*Goal*: Take the lines from the head of the listing through the one bearing "YAxis, CartesianGrid, Legend" and copy them exactly, leaving every picture out.

*Information shown*:

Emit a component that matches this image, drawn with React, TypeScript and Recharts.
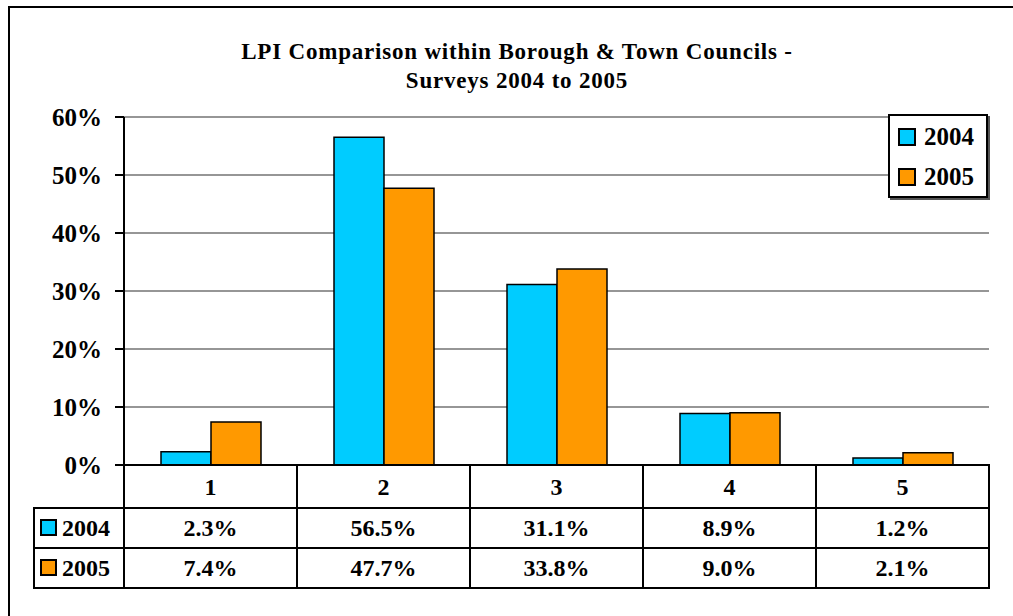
import { BarChart, Bar, XAxis, YAxis, CartesianGrid, Legend } from 'recharts'

const categories = ['1', '2', '3', '4', '5']
const values2004 = [2.3, 56.5, 31.1, 8.9, 1.2]
const values2005 = [7.4, 47.7, 33.8, 9.0, 2.1]
const seriesNames = ['2004', '2005']
const seriesColors = ['#00CCFF', '#FF9900']
const yTicks = [0, 10, 20, 30, 40, 50, 60]

const data = categories.map((c, i) => ({ category: c, y2004: values2004[i], y2005: values2005[i] }))
const seriesValues = [values2004, values2005]

const W = 1013
const H = 616
const PLOT_LEFT = 124
const PLOT_RIGHT = 989
const COL_W = (PLOT_RIGHT - PLOT_LEFT) / categories.length
const HEAD_H = 43
const ROW_H = 40
const KEY_W = 90
const FONT = '"Liberation Serif", "Times New Roman", "DejaVu Serif", serif'

function TableTick(props: any) {
  const { x, y, payload } = props
  const i = categories.indexOf(String(payload.value))
  const left = x - COL_W / 2
  return (
    <g fontFamily={FONT} fontWeight="bold" fontSize={24} fill="#000">
      <rect x={left} y={y} width={COL_W} height={HEAD_H} fill="#fff" stroke="#000" strokeWidth={2} />
      <text x={x} y={y + HEAD_H / 2} textAnchor="middle" dominantBaseline="central">
        {categories[i]}
      </text>
      {seriesValues.map((vals, s) => (
        <g key={s}>
          <rect
            x={left}
            y={y + HEAD_H + s * ROW_H}
            width={COL_W}
            height={ROW_H}
            fill="#fff"
            stroke="#000"
            strokeWidth={2}
          />
          <text x={x} y={y + HEAD_H + s * ROW_H + ROW_H / 2} textAnchor="middle" dominantBaseline="central">
            {vals[i].toFixed(1)}%
          </text>
        </g>
      ))}
      {i === 0 &&
        seriesNames.map((name, s) => (
          <g key={name}>
            <rect
              x={left - KEY_W}
              y={y + HEAD_H + s * ROW_H}
              width={KEY_W}
              height={ROW_H}
              fill="#fff"
              stroke="#000"
              strokeWidth={2}
            />
            <rect
              x={left - KEY_W + 7}
              y={y + HEAD_H + s * ROW_H + 12}
              width={15}
              height={15}
              fill={seriesColors[s]}
              stroke="#000"
              strokeWidth={2}
            />
            <text x={left - KEY_W + 28} y={y + HEAD_H + s * ROW_H + ROW_H / 2} dominantBaseline="central">
              {name}
            </text>
          </g>
        ))}
    </g>
  )
}

function LegendBox() {
  return (
    <div
      style={{
        boxSizing: 'border-box',
        width: 100,
        height: 84,
        border: '2px solid #000',
        background: '#fff',
        boxShadow: '2px 2px 0 #555',
        padding: '1px 0 0 8px',
        fontFamily: FONT,
        fontWeight: 'bold',
        fontSize: 25,
      }}
    >
      {seriesNames.map((name, s) => (
        <div key={name} style={{ display: 'flex', alignItems: 'center', height: 40 }}>
          <span
            style={{
              boxSizing: 'border-box',
              width: 18,
              height: 18,
              background: seriesColors[s],
              border: '2px solid #000',
              marginRight: 8,
            }}
          />
          <span>{name}</span>
        </div>
      ))}
    </div>
  )
}

export default function App() {
  return (
    <div style={{ position: 'absolute', left: 0, top: 0, width: W, height: H, overflow: 'hidden', background: '#fff' }}>
      <div
        style={{
          position: 'absolute',
          left: 8,
          top: 6,
          width: 1100,
          height: 700,
          borderLeft: '2px solid #000',
          borderTop: '2px solid #000',
        }}
      />
      <div
        style={{
          position: 'absolute',
          left: 117,
          top: 37,
          width: 800,
          textAlign: 'center',
          fontFamily: FONT,
          fontWeight: 'bold',
          fontSize: 23,
          letterSpacing: 0.8,
          lineHeight: '29px',
        }}
      >
        LPI Comparison within Borough &amp; Town Councils -
        <br />
        Surveys 2004 to 2005
      </div>
      <div style={{ position: 'absolute', left: 0, top: 0 }}>
        <BarChart
          width={W}
          height={H}
          data={data}
          margin={{ top: 117, right: W - PLOT_RIGHT, left: PLOT_LEFT - 100, bottom: 28 }}
          barGap={0}
          barSize={50}
        >
          <CartesianGrid vertical={false} stroke="#969696" strokeWidth={2} />
          <XAxis
            dataKey="category"
            height={123}
            interval={0}
            tickLine={false}
            tickSize={0}
            tickMargin={0}
            axisLine={{ stroke: '#000', strokeWidth: 2 }}
            tick={(p: any) => <TableTick {...p} />}
          />
          <YAxis
            width={100}
            domain={[0, 60]}
            ticks={yTicks}
            tickFormatter={(v: number) => `${v}%`}
            tickSize={9}
            tickMargin={13}
            axisLine={{ stroke: '#000', strokeWidth: 2 }}
            tickLine={{ stroke: '#000', strokeWidth: 2 }}
            tick={{ fill: '#000', fontFamily: FONT, fontWeight: 'bold', fontSize: 25 }}
          />
          <YAxis
            yAxisId="right"
            orientation="right"
            width={0}
            domain={[0, 60]}
            ticks={yTicks}
            tick={false}
            tickLine={false}
            axisLine={{ stroke: '#969696', strokeWidth: 2 }}
          />
          <Bar dataKey="y2004" name={seriesNames[0]} fill={seriesColors[0]} stroke="#000" strokeWidth={1.5} isAnimationActive={false} />
          <Bar dataKey="y2005" name={seriesNames[1]} fill={seriesColors[1]} stroke="#000" strokeWidth={1.5} isAnimationActive={false} />
          <Legend
            layout="vertical"
            align="center"
            verticalAlign="middle"
            wrapperStyle={{ left: 888, top: 114, width: 100, height: 84 }}
            content={() => <LegendBox />}
          />
        </BarChart>
      </div>
    </div>
  )
}
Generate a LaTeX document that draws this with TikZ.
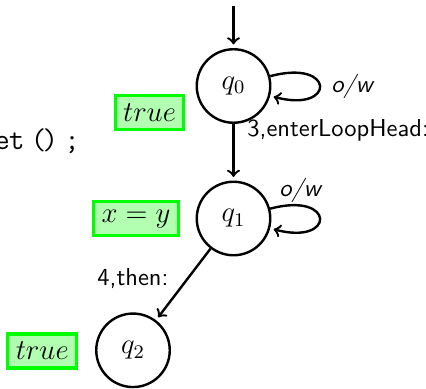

*Task solution*:
Emit a component that matches this image, drawn with React, TypeScript and Recharts.
import { BarChart, Bar, XAxis, YAxis, CartesianGrid, Legend } from 'recharts'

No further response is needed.